§ **Aim of the exercise**
In the records that follow, the lines from the one containing "Emit a Python" to the one containing "from matplotlib.patches import", inclusive, are to be given again exactly.

§ **Dataset excerpts**
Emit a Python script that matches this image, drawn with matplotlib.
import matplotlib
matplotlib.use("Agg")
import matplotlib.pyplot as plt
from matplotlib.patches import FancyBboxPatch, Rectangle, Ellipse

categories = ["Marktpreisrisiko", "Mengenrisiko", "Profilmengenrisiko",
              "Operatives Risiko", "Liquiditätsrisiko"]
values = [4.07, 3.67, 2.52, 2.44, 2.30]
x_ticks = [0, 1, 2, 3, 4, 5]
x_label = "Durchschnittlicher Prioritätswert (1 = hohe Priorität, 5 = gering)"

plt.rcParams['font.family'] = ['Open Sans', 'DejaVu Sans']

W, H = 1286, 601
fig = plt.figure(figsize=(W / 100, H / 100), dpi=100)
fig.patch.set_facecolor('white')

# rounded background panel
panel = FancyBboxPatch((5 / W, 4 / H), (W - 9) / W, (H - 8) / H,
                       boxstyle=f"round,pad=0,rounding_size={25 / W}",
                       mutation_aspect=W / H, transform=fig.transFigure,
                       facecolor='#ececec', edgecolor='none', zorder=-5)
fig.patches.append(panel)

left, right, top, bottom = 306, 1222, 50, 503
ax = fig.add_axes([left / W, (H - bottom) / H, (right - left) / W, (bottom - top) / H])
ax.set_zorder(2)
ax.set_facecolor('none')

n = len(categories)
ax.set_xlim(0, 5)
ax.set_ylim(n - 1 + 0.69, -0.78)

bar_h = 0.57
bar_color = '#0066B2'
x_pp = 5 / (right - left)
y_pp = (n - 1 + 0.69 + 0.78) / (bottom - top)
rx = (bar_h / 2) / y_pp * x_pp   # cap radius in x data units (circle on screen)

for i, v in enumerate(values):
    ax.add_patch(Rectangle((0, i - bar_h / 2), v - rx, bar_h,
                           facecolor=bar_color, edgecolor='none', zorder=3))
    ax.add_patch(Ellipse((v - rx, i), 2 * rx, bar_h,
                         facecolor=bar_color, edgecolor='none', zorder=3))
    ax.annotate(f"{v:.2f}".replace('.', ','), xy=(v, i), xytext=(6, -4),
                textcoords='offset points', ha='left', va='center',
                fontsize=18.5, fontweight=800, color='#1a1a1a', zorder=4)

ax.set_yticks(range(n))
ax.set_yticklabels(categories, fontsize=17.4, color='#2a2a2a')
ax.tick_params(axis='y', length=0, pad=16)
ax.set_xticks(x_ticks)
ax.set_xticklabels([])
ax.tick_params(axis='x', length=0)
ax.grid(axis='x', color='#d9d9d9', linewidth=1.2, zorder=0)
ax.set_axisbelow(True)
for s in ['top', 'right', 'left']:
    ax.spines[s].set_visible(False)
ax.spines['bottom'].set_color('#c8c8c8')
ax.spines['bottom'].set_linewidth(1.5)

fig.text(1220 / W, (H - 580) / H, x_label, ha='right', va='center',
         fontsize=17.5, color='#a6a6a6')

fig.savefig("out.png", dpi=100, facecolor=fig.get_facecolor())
* * *
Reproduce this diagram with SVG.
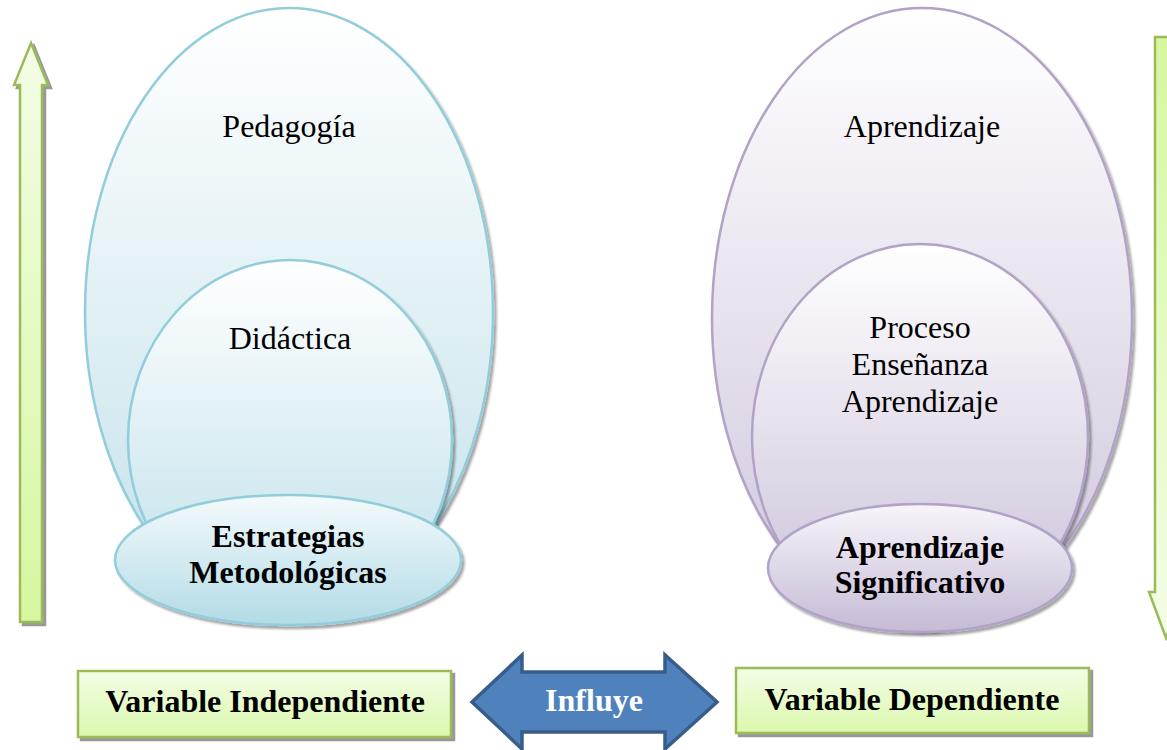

§ **Result below**
Emit a Python script that matches this image, drawn with matplotlib.
import matplotlib
matplotlib.use("Agg")
import matplotlib.pyplot as plt
from matplotlib.patches import FancyBboxPatch, Rectangle, Ellipse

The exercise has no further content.